After all, perhaps we are the ones among whom the Light shineth, and we have comprehended it not: for in January far more than in December, the Christmas story should make us catch our breath and wonder. In December we may celebrate the Incarnation with song, feast, and festivity, but in January the burdens of the semester call us to meditate upon it each day. The Word was made flesh and dwelt among us. What does the arrival of fully human one, the God-man, mean for our teaching of humanities? What does our knowing that the world was made through Him and knew Him not mean for our study of culture and creation? What does the knowledge that some have beheld His glory, the glory as of the only-begotten of the Father, mean for the grace and truth of our practice of the arts?

Maybe most of all—in keeping with the Christmas pattern in which the mighty are put down from their seats, and those of low degree are exalted—such questions are a gift to the grammarians, the teachers of lowly things like nouns, participles, and comma splices. For Christmas shouts what all Scripture implies: that God is Word. Yes, we have heard eloquent expositions of what this means for our appreciation of narrative. We feel passion to help our students catch the un-modern sense that the world is a story, not an equation. But have we really taken John 1:1 as seriously—dare I say, as literally—as we might?

In the beginning was the Word, and the Word was with God, and the Word was God: centuries of theologians have contemplated these phrases, taking them to describe the essence of the second person of the Trinity as some sort of verbal principle of the universe. But, for a moment, set aside the attempt to understand the essence of God and consider instead our experience of God. It is a foundational principle of Scripture and theology that our knowledge of God is wholly dependent on His choosing to reveal Himself. We cannot, like a child snooping through the gifts in his parents’ closet before Christmas, “figure out” God apart from His enabling. If we are to know God, it will be because God chooses to reveal Himself. And, for all of us after Eden who have not walked with Him in the garden, God reveals Himself by His words. God spoke to Noah, Abraham, and Moses; His laws were written on tablets of stone for Israel; the word of the LORD came to the prophets; and the words of Jesus were recorded for and given to us as the “more sure word” than all the rest (2 Peter 1:19). Dreams, signs, feelings, circumstances—Scripture itself shows that these may all play into our knowledge of God. But God’s words are the clear, confirmed, unquestioned gateway into knowing Him. For good cause Augustine said, “For now treat the Scripture of God as the face of God. Melt in its presence.”

So the Word became flesh and dwelt among us: and the wonder of the Incarnation is not that God was revealed as Word for the first time. Rather, the wonder is that men had always known God as Word—and now, all of a sudden, for a time, they knew Him also as the man who sat with them, ate with them, healed them, died before them. But ever before those thirty-three years, and ever since Jesus’ ascension, the experience of God is an encounter with words.

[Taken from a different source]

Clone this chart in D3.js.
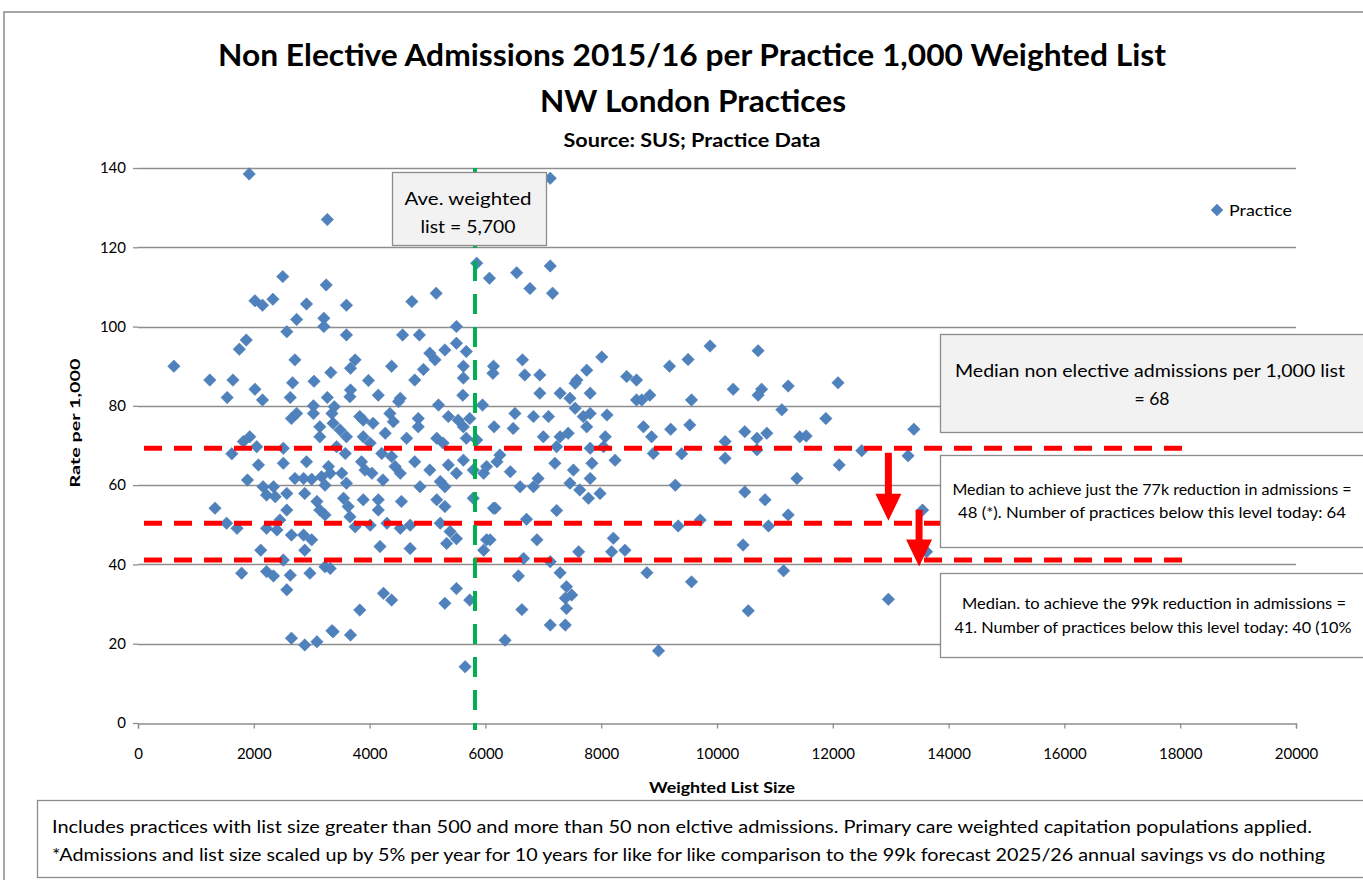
<!DOCTYPE html>
<html><head><meta charset="utf-8">
<script src="https://cdn.jsdelivr.net/npm/d3@7"></script>
<style>
html,body{margin:0;padding:0;background:#fff;overflow:hidden}
svg{display:block}
text{font-family:Lato,"Open Sans",sans-serif;fill:#000}
</style></head><body>
<svg id="chart" width="1363" height="880"></svg>
<script>
// ---- data ----
const practicePoints = [
[1920,138.5],[3270,127],[2500,112.6],[3250,110.5],[2020,106.5],[2150,105.4],[2330,106.9],[2910,105.7],[2740,101.8],[3210,102.1],[3210,100],[2570,98.7],[1870,96.6],[1750,94.3],[2710,91.6],[620,90],[1240,86.5],[1640,86.5],[2670,85.8],[3040,86.2],[2020,84.2],[1540,82.1],[2150,81.5],[2630,82.1],[3330,88.4],[3270,82.1],[3030,80],[3030,78.1],[2650,76.8],[2740,78.1],[3140,74.7],[3140,72.2],[3350,78.1],[3370,75.6],[1930,72.2],[1820,71],
[1330,54.2],[1530,50.4],[1710,49.1],[1620,67.9],[2080,65.1],[2510,65.5],[2910,65.9],[1890,61.3],[2160,59.6],[2340,59.6],[2220,57.5],[2370,57.1],[2570,57.9],[2710,61.7],[2860,61.7],[3000,61.5],[3170,62.1],[3290,64.7],[3320,63],[3230,60],[2880,57.9],[3090,55.9],[3140,53.7],[3230,52.5],[2570,53.7],[2450,51.2],[2400,48.7],[2220,49.1],[2650,47.4],[2860,47.4],[3000,46.2],[2880,43.6],[2120,43.6],[2510,41.1],[1790,37.8],[2220,38.2],[2340,37.1],[2630,37.3],[2570,33.6],[2970,37.8],[3230,39.4],[2650,21.4],[2880,19.7],[3090,20.5],[3350,23.3],[2050,69.7],[2510,69.3],
[5850,116],[6070,112.2],[5150,108.4],[4730,106.3],[3600,105.4],[3600,97.9],[4570,97.9],[4860,97.9],[5500,100],[3750,91.6],[3670,89.5],[4380,90],[5040,93.3],[5130,91.6],[5300,94.1],[5500,95.8],[5670,93.7],[4930,89.2],[4780,86.5],[5620,90],[5620,87],[3980,86.4],[4150,82.7],[3660,82.3],[3670,84],[4530,81.9],[4500,81.1],[5610,82.7],[5190,80.2],[5950,80.2],[6140,90],[6130,88.2],[3830,77.3],[3890,76.4],[4060,75.6],[4350,78.1],[4410,76],[4840,76.8],[4840,74.7],[5360,77.3],[5530,76.4],[5620,74.7],[5730,76.8],[3390,79.8],[3490,73.9],[3600,72.2],[3890,72.2],[4010,70.6],[4270,73.1],[4640,71.8],[5160,71.8],[5270,70.6],[5670,71.8],[5850,71.4],[6150,74.7],
[3430,69.7],[3580,68],[3860,65.9],[4040,63],[3920,63.8],[4210,68],[4380,67.2],[4440,64.7],[4530,63],[4230,61.3],[4780,65.9],[5040,63.8],[5220,60.9],[5300,59.6],[5360,65.1],[5500,63],[5620,66.3],[5790,63.8],[5970,63],[6020,64.7],[3520,63],[3600,60.5],[3550,56.7],[3630,54.6],[3890,56.3],[4150,56.3],[4150,53.7],[4550,55.9],[4870,59.6],[5160,56.3],[5300,54.6],[5790,56.7],[6140,54.2],[3660,52],[3750,49.5],[4010,49.9],[4300,50.4],[4530,49.1],[4700,49.9],[5220,50.4],[5390,48.3],[5500,46.5],[4180,44.5],[4700,44],[5330,45.3],[6020,46.2],[5970,43.6],[3320,39],[4240,32.7],[4380,31],[3830,28.5],[3370,23],[3670,22.2],[5500,33.9],[5300,30.2],[5730,31],[5650,14.2],
[7120,137.4],[7120,115.3],[6540,113.6],[6770,109.6],[7160,108.4],[8010,92.3],[6640,91.6],[6680,87.8],[6940,87.8],[7750,89],[7580,86.5],[7550,85.7],[8440,87.4],[8610,86.5],[6940,83.2],[7290,83.2],[7460,81.9],[7810,83.2],[6510,78.1],[6830,77.3],[7090,77.3],[7550,79.4],[7690,77.3],[7810,78.1],[6480,74.3],[7000,72.2],[7290,72.2],[7430,73.1],[7750,74.7],[8070,72.2],[8100,77.7],[8610,81.5],
[6250,67.6],[6430,63.4],[6200,65.9],[6600,59.6],[6830,59.6],[6910,61.7],[7230,69.7],[7200,65.5],[7520,63.8],[7460,60.5],[7630,58.8],[7780,56.7],[7810,61.7],[7840,65.5],[7980,57.9],[8240,66.3],[7810,69.3],[8040,69.7],[6170,54.2],[6710,51.4],[7230,53.6],[6890,46.2],[6080,46.2],[6660,41.5],[7120,40.7],[7610,43.2],[8210,46.6],[8180,43.2],[8410,43.6],[6570,37.1],[7290,37.9],[7400,34.4],[7490,32.3],[7380,31.5],[7400,28.9],[6630,28.6],[7120,24.7],[7380,24.7],[6340,20.9],
[9880,95.1],[10710,93.9],[9500,91.7],[9180,90],[8700,81.5],[8840,82.7],[9560,81.5],[10280,84.2],[10770,84.2],[10710,82.7],[11230,85],[11120,79],[8730,74.7],[8870,72.2],[9200,74.1],[9530,75.2],[10480,73.5],[10690,71.8],[10860,73.1],[10140,71],[11430,72.2],
[8900,68],[9390,67.9],[10140,66.8],[10690,68.9],[11380,61.7],[9280,60],[10480,58.3],[10830,56.3],[11230,52.5],[9330,49.7],[9710,51.2],[10890,49.7],[10450,44.9],[8790,37.9],[11150,38.4],[9560,35.6],[10540,28.3],[8990,18.2],
[12090,85.8],[11880,76.8],[11540,72.4],[12500,68.7],[12110,65.1],[13400,74.1],[13300,67.4],[13550,53.7],[13620,43.2],[12960,31.2]
];
const xTicks = [0,2000,4000,6000,8000,10000,12000,14000,16000,18000,20000];
const yTicks = [0,20,40,60,80,100,120,140];
const medianLevels = [69.3, 50.4, 41.1];      // red dashed reference lines
const medianLineEnd = 18200;
const averageListSize = 5820;                 // green dashed line
const reductionArrows = [{x:12960, from:68.2, to:51.0},{x:13490, from:53.8, to:39.5}];
const titleLines = ["Non Elective Admissions 2015/16 per Practice 1,000 Weighted List","NW London Practices"];
const subtitle = "Source: SUS; Practice Data";
const xAxisTitle = "Weighted List Size";
const yAxisTitle = "Rate per 1,000";
const legendLabel = "Practice";
const aveBoxLines = ["Ave. weighted","list = 5,700"];
const medianBoxLines = ["Median non elective admissions per 1,000 list","= 68"];
const box77kLines = ["Median to achieve just the 77k reduction in admissions =","48 (*). Number of practices below this level today: 64"];
const box99kLines = ["Median.  to achieve the 99k reduction in admissions =","41. Number of practices below this level today: 40 (10%"];
const footnoteLines = ["Includes practices with list size greater than 500 and more than 50  non elctive admissions. Primary care weighted capitation populations applied.",
"*Admissions and list size scaled up by 5% per year for 10 years for like for like comparison to the 99k forecast 2025/26  annual savings vs do nothing"];

// ---- drawing ----
const svg = d3.select("#chart");
const x = d3.scaleLinear().domain([0,20000]).range([138,1296]);
const y = d3.scaleLinear().domain([0,140]).range([723,168]);
const gridCol = "#8e8e8e";

// outer frame
svg.append("path").attr("d","M4,880 V12 H1363").attr("fill","none").attr("stroke","#8a8a8a").attr("stroke-width",1.5);

function txt(g, s, px, py, opts){
  const t = g.append("text").attr("x",px).attr("y",py).text(s)
    .attr("text-anchor",opts.anchor||"middle")
    .attr("font-size",opts.size).attr("font-weight",opts.weight||"normal");
  if(opts.len) t.attr("textLength",opts.len).attr("lengthAdjust","spacingAndGlyphs");
  return t;
}
txt(svg,titleLines[0],692,66,{size:31,weight:"bold",len:948});
txt(svg,titleLines[1],693,112,{size:31,weight:"bold",len:306});
txt(svg,subtitle,692,147,{size:18,weight:"bold",len:257});

// gridlines
svg.append("g").selectAll("line").data(yTicks.filter(d=>d>0)).join("line")
  .attr("x1",x(0)).attr("x2",x(20000)).attr("y1",d=>Math.round(y(d))+0.5).attr("y2",d=>Math.round(y(d))+0.5)
  .attr("stroke",gridCol).attr("stroke-width",1.3);

// axes
const xAxis = svg.append("g").attr("transform",`translate(0,${Math.round(y(0))+0.5})`)
  .call(d3.axisBottom(x).tickValues(xTicks).tickFormat(d3.format("d")).tickSize(5).tickPadding(20));
const yAxis = svg.append("g").attr("transform",`translate(${x(0)},0)`)
  .call(d3.axisLeft(y).tickValues(yTicks).tickSize(5).tickPadding(7));
[xAxis,yAxis].forEach(a=>{
  a.select(".domain").attr("stroke",gridCol).attr("stroke-width",1.3);
  a.selectAll(".tick line").attr("stroke",gridCol).attr("stroke-width",1.3);
  a.selectAll("text").attr("font-size",15).attr("font-family","Lato, sans-serif").attr("fill","#000");
});
yAxis.select(".domain").remove();

txt(svg,xAxisTitle,722,793,{size:15,weight:"bold",len:146});
svg.append("text").attr("transform","translate(80,423) rotate(-90)").attr("text-anchor","middle")
  .attr("font-size",14).attr("font-weight","bold").attr("textLength",129).attr("lengthAdjust","spacingAndGlyphs").text(yAxisTitle);

// scatter points
const diamond = d3.symbol().type(d3.symbolSquare).size(78);
svg.append("g").selectAll("path").data(practicePoints).join("path")
  .attr("d",diamond).attr("transform",d=>`translate(${x(d[0])},${y(d[1])}) rotate(45)`)
  .attr("fill","#4f81bd").attr("stroke","#4a7bb5").attr("stroke-width",0.5);

// red dashed median lines
svg.append("g").selectAll("line").data(medianLevels).join("line")
  .attr("x1",x(0)).attr("x2",x(medianLineEnd)).attr("y1",d=>y(d)).attr("y2",d=>y(d))
  .attr("stroke","#ff0000").attr("stroke-width",5).attr("stroke-dasharray","18,12").attr("stroke-dashoffset",24);

// green average line
svg.append("line").attr("x1",x(averageListSize)).attr("x2",x(averageListSize))
  .attr("y1",y(140)).attr("y2",y(0)+7)
  .attr("stroke","#00b050").attr("stroke-width",4).attr("stroke-dasharray","20,13").attr("stroke-dashoffset",6);

// red arrows
reductionArrows.forEach(a=>{
  const cx = x(a.x), y0 = y(a.from), y1 = y(a.to), head = 27, hw = 13, sw = 3.5;
  svg.append("path").attr("fill","#ff0000")
    .attr("d",`M${cx-sw},${y0} H${cx+sw} V${y1-head} H${cx+hw} L${cx},${y1} L${cx-hw},${y1-head} H${cx-sw} Z`);
});

// annotation boxes
function box(x0,y0,w,h,fill,lines,opts){
  svg.append("rect").attr("x",x0+0.5).attr("y",y0+0.5).attr("width",w).attr("height",h)
    .attr("fill",fill).attr("stroke","#8c8c8c").attr("stroke-width",1.3);
  lines.forEach((s,i)=>txt(svg,s,opts.cx[i],opts.by[i],{size:opts.size,len:opts.len[i]}));
}
box(392,172,154,73,"#f2f2f2",aveBoxLines,{cx:[468,468],by:[205,233],size:18,len:[127,95]});
box(940,334,440,98,"#f2f2f2",medianBoxLines,{cx:[1150,1152],by:[377,405],size:18,len:[390,35]});
box(940,455,440,92,"#ffffff",box77kLines,{cx:[1152,1152],by:[495,518],size:15,len:[399,388]});
box(940,573,440,84,"#ffffff",box99kLines,{cx:[1154,1153],by:[609,633],size:15,len:[384,397]});

// legend
svg.append("path").attr("d",diamond).attr("transform",`translate(1217,210) rotate(45)`).attr("fill","#4f81bd");
txt(svg,legendLabel,1229,216,{size:15,anchor:"start",len:63});

// footnote box
svg.append("rect").attr("x",37.5).attr("y",800.5).attr("width",1340).attr("height",77)
  .attr("fill","#fff").attr("stroke","#8c8c8c").attr("stroke-width",1.3);
txt(svg,footnoteLines[0],52,833,{size:17,anchor:"start",len:1260});
txt(svg,footnoteLines[1],52,861,{size:17,anchor:"start",len:1273});
</script>
</body></html>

And herein lies the glory of the grammarian. If to experience God we must encounter words, then to know God we must know how words work. Grammar drills do not merely enable rhetorical flourish or build mental muscle: they give the means by which we know God well. To know God in the prophetic books, we must be skilled decipherers of pronoun-antecedent relationships in order to identify the speaking “I.” To know God as the one through Whom we “have been sanctified” (Hebrews 10:10), we must understand the subtleties of the perfect tenses that imply both past action and continuing effects. To know God as the one Who says He is a shield, rock, shepherd, lamb, door, light, bread, and lion (among so many others!), we must understand the relationship between target and source in metaphor.

These examples are merely preliminary. They need not be exhaustively catalogued; they will be discovered, day after January day, by students and teachers who pursue their work carefully, joyfully, in light of the Incarnation. We will not be able to share its profound wonder in grammar class each day. Many lessons will see us wandering with students through the darkness of adverbial phrases and inverted syntax. But our hope in January, as at Christmas, is that the Light comes into the darkness, and some—born not merely of diagramming drills, or the will of students, or the will of teachers, but of the gracious presence of God-in-the-Word—will see the glory, full of grace and truth, and these will worship.